Dosya kapsamında yer alan idari soruşturma raporu, dinlenen tanık beyanları ve tüm dosya kapsamı dikkate alındığında, personel ve verilen yemek sayısı ile fatura sayısının örtüşmemesi ve ekmek tedarikçisinden az ekmek alınmasına rağmen fazla fatura kesilmesinde davacının sorumluluğu bulunduğu, davacının bu tutum ve davranışlarının işyerinde olumsuzluklara yol açtığı, davalı işyerindeki iş ilişkisinin olumsuz etkilendiği, davacının eylemi sonucunda işverenin güvenini yitirdiği, kendisine menfaat sağlamasa dahi güven probleminin doğduğu ve bu sebeple iş ilişkisinin sürdürülmesini davalı işveren yönünden imkansız kıldığı, bu itibarla işveren açısından en azından fesih tarihi itibari ile geçerli nedenlerin bulunduğu, haklı fesih olgusunun ise ileride açılabilecek kıdem-ihbar tazminatı davasında değerlendirilebileceği anlaşılmaktadır. Davalı işverenin iş sözleşmesini feshetmesi bu aşamada geçerli nedene dayandığından, davanın reddi yerine yazılı gerekçe ile kabulü hatalı olmuştur.
4857 sayılı İş Yasasının 20/3. maddesi uyarınca Dairemizce aşağıdaki şekilde karar verilmiştir.
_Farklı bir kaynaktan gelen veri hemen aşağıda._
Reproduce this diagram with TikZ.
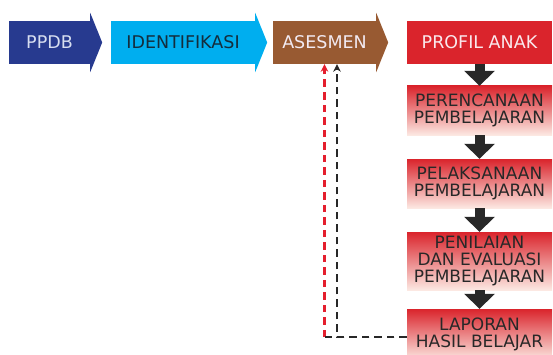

HÜKÜM : Yukarıda açıklanan gerekçe ile;
1. Mahkemenin kararının BOZULARAK ORTADAN KALDIRILMASINA,
2. Davanın REDDİNE,
3. Alınması gereken 29,20 TL harçtan peşin yatırılan 25.20 TL harcın mahsubu ile bakiye 4,00 TL harcın davacıdan alınarak Hazine’ye irat kaydına,
4. Davacının yaptığı yargılama giderinin üzerinde bırakılmasına, davalı tarafından yapılan davetiye gideri 20,00 TL ve dosyanın Yargıtay’a gidiş dönüş masrafı 26,40 TL toplamı 46,40 TL yargılama giderinin davacıdan alınarak davalıya verilmesine,
5. Karar tarihinde yürürlükte bulunan AAÜT’ne göre 1.800,00 TL avukatlık ücretinin davacıdan alınarak davalıya verilmesine,
6. Artan gider ve delil avansının ilgilisine iadesine,
7. Peşin alınan temyiz harcının isteği halinde davalıya iadesine, 20.12.2016 tarihinde oybirliğiyle KESİN olarak karar verildi.